Oldfieldia africana

Scientific classification
- Kingdom: Plantae
- Clade: Embryophytes
- Clade: Tracheophytes
- Clade: Angiosperms
- Clade: Eudicots
- Clade: Rosids
- Order: Malpighiales
- Family: Picrodendraceae
- Genus: Oldfieldia
- Species: O. africana
- Binomial name: Oldfieldia africana Benth. & Hook.f.

= Oldfieldia africana =

- Genus: Oldfieldia
- Species: africana
- Authority: Benth. & Hook.f.

Species of tree

Oldfieldia africana, also known as the African oak, is a large tree which can grow to 36 metres or more in height. It is to be found across West Africa in such countries as Ivory Coast, Liberia, Sierra Leone, Gabon, Cameroon, Central African Republic, Congo Republic.

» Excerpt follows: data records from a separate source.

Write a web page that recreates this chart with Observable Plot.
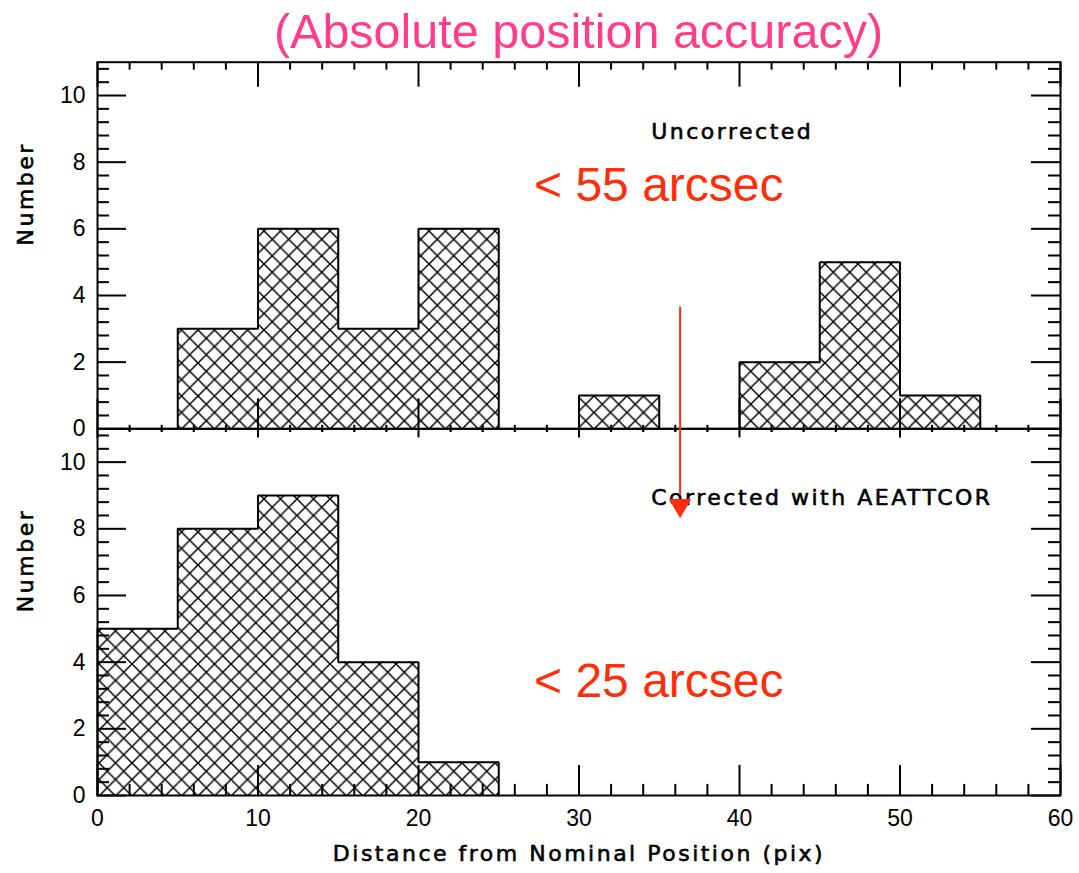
<!DOCTYPE html>
<html><head><meta charset="utf-8">
<script src="https://cdn.jsdelivr.net/npm/d3@7"></script>
<script src="https://cdn.jsdelivr.net/npm/@observablehq/plot@0.6"></script>
<style>
html,body{margin:0;padding:0;background:#fff;overflow:hidden;}
#wrap{position:relative;width:1079px;height:873px;overflow:hidden;font-family:"Liberation Sans",Arial,sans-serif;}
#title{position:absolute;left:97px;top:7px;width:963px;text-align:center;font-size:48.5px;line-height:48px;color:#ff3d8b;white-space:nowrap;}
.panel{position:absolute;left:0;}
</style></head>
<body><div id="wrap"><div id="title">(Absolute position accuracy)</div></div>
<script>
// ---- data ----
const binStarts = [0, 5, 10, 15, 20, 25, 30, 35, 40, 45, 50, 55];
const binWidth = 5;
const uncorrectedCounts = [0, 3, 6, 3, 6, 0, 1, 0, 2, 5, 1, 0];
const correctedCounts   = [5, 8, 9, 4, 1, 0, 0, 0, 0, 0, 0, 0];
const xTickLabels = [0, 10, 20, 30, 40, 50, 60];
const yTickLabels = [0, 2, 4, 6, 8, 10];
const xMinorTicks = d3.range(0, 61, 2).filter(v => v % 10 !== 0);
const yMinorTicks = d3.range(0.4, 11, 0.4).map(v => +v.toFixed(1)).filter(v => Math.abs(v / 2 - Math.round(v / 2)) > 1e-6);
const panelLabels = ["Uncorrected", "Corrected with AEATTCOR"];
const accuracyNotes = ["< 55 arcsec", "< 25 arcsec"];
const noteX = 27.2, noteY = [6.84, 2.94];
const labelX = 34.5, labelY = 8.7;
const arrowX = 36.3, arrowTop = 3.65, arrowEnd = -2.0, arrowHead = -2.3;
const yTitle = "Number";
const xTitle = "Distance from Nominal Position (pix)";

const RED = "#ff2d0a";
const W = 963, H = 366.6;
const IDL = "DejaVu Sans";

function outline(counts) {
  const pts = []; let g = 0, open = false;
  counts.forEach((c, i) => {
    const x0 = binStarts[i], x1 = x0 + binWidth;
    if (c > 0) {
      if (!open) { g++; pts.push({x: x0, y: 0, g}); open = true; }
      pts.push({x: x0, y: c, g}, {x: x1, y: c, g});
      if (i === counts.length - 1 || counts[i + 1] === 0) { pts.push({x: x1, y: 0, g}); open = false; }
    }
  });
  return pts;
}

function hatchDefs(id) {
  return () => {
    const defs = d3.create("svg:defs");
    const p = defs.append("pattern").attr("id", id).attr("patternUnits", "userSpaceOnUse")
      .attr("width", 16.5).attr("height", 16.5);
    p.append("path").attr("d", "M-2,-2L18.5,18.5M18.5,-2L-2,18.5")
      .attr("stroke", "#000").attr("stroke-width", 1.5).attr("fill", "none");
    return defs.node();
  };
}

function panel(i) {
  const counts = i === 0 ? uncorrectedCounts : correctedCounts;
  const bins = binStarts.map((s, k) => ({x1: s, x2: s + binWidth, y: counts[k]})).filter(d => d.y > 0);
  const isBottom = i === 1;
  const hid = "hatch" + i;
  const idlText = {fontSize: 22, fontFamily: IDL, fill: "#000", stroke: "#000", strokeWidth: 0.6};
  const marks = [
    hatchDefs(hid),
    Plot.rectY(bins, {x1: "x1", x2: "x2", y: "y", fill: `url(#${hid})`}),
    Plot.line(outline(counts), {x: "x", y: "y", z: "g", stroke: "#000", strokeWidth: 2, strokeLinejoin: "miter"}),
    Plot.frame({stroke: "#000", strokeWidth: 2}),
    Plot.tickY(yTickLabels, {y: d => d, insetRight: W - 29, stroke: "#000", strokeWidth: 2}),
    Plot.tickY(yMinorTicks, {y: d => d, insetRight: W - 12, stroke: "#000", strokeWidth: 2}),
    Plot.tickY(yTickLabels, {y: d => d, insetLeft: W - 29, stroke: "#000", strokeWidth: 2}),
    Plot.tickY(yMinorTicks, {y: d => d, insetLeft: W - 12, stroke: "#000", strokeWidth: 2}),
    Plot.axisY(yTickLabels, {anchor: "left", tickSize: 0, tickPadding: 12, fontSize: 23, label: null}),
    Plot.text([yTitle], {frameAnchor: "left", dx: -72, rotate: -90, ...idlText}),
    Plot.text([panelLabels[i]], {x: labelX, y: labelY, textAnchor: "start", lineAnchor: "bottom", ...idlText}),
    Plot.text([accuracyNotes[i]], {x: noteX, y: noteY[i], textAnchor: "start", lineAnchor: "bottom", fontSize: 48, fill: RED})
  ];
  if (!isBottom) {
    marks.push(
      Plot.tickX(xTickLabels, {x: d => d, insetBottom: H - 25, stroke: "#000", strokeWidth: 2}),
      Plot.tickX(xMinorTicks, {x: d => d, insetBottom: H - 8, stroke: "#000", strokeWidth: 2}),
      Plot.tickX(xTickLabels, {x: d => d, insetTop: H - 30, stroke: "#000", strokeWidth: 2}),
      Plot.tickX(xMinorTicks, {x: d => d, insetTop: H - 3.5, insetBottom: -3.5, stroke: "#000", strokeWidth: 2}),
      Plot.ruleX([arrowX], {y1: arrowTop, y2: arrowEnd, stroke: RED, strokeWidth: 2}),
      Plot.dot([{x: arrowX, y: arrowHead}], {x: "x", y: "y", symbol: "triangle", rotate: 180, r: 8.3, fill: RED, stroke: "none"})
    );
  } else {
    marks.push(
      Plot.tickX(xTickLabels, {x: d => d, insetBottom: H - 9, stroke: "#000", strokeWidth: 2}),
      Plot.tickX(xMinorTicks, {x: d => d, insetBottom: H - 3.5, stroke: "#000", strokeWidth: 2}),
      Plot.tickX(xTickLabels, {x: d => d, insetTop: H - 30, stroke: "#000", strokeWidth: 2}),
      Plot.tickX(xMinorTicks, {x: d => d, insetTop: H - 11, stroke: "#000", strokeWidth: 2}),
      Plot.axisX(xTickLabels, {anchor: "bottom", tickSize: 0, tickPadding: 14, fontSize: 23, label: null}),
      Plot.text([xTitle], {frameAnchor: "bottom", dy: 65, lineAnchor: "bottom", ...idlText})
    );
  }
  const svg = Plot.plot({
    width: 1079,
    height: isBottom ? 473 : 440,
    marginLeft: 97, marginRight: 19,
    marginTop: isBottom ? 28.3 : 61.7,
    marginBottom: isBottom ? 78 : 11.7,
    x: {domain: [0, 60], axis: null},
    y: {domain: [0, 11], axis: null},
    style: {background: "transparent", overflow: "visible", fontFamily: "'Liberation Sans', Arial, sans-serif", color: "#000"},
    marks
  });
  svg.querySelectorAll("text").forEach(t => {
    const s = t.textContent;
    if (s === yTitle || panelLabels.includes(s) || s === xTitle) t.style.letterSpacing = "2.5px";
  });
  svg.classList.add("panel");
  svg.style.position = "absolute";
  svg.style.left = "0px";
  svg.style.top = (isBottom ? 400 : 0) + "px";
  svg.style.zIndex = isBottom ? 1 : 2;
  return svg;
}

const wrap = document.getElementById("wrap");
wrap.appendChild(panel(1));
wrap.appendChild(panel(0));
</script>
</body></html>
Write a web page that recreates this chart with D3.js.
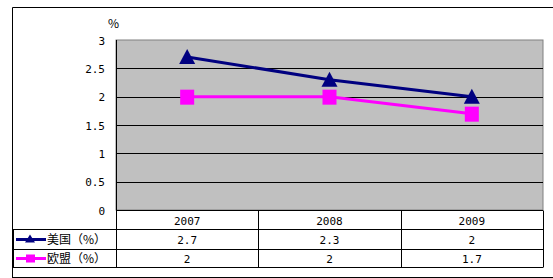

Numbers have decreased as its timber is very heavy and hard, comparable to teak. John MacCormac an Irish businessman who settled on the banks of the Rokel River, Sierra Leone for example, established the local timber trade in 1816, and for a while enjoyed a substantial income from it.

==Medicinal uses==
The bark maybe used as an antiseptic and haemostatic. It can also be added to various herbs in order to increase their potency. Another use is a decoction of the barkwhich can be added to baths or draughts as a treatment for blennorrhoea. The powdered bark can be used in a dressing to hasten healing or to treat sores. The bark can be boiled with palm-oil to make an ointment, to treat lice infestation or the leaves can be used in a similar way.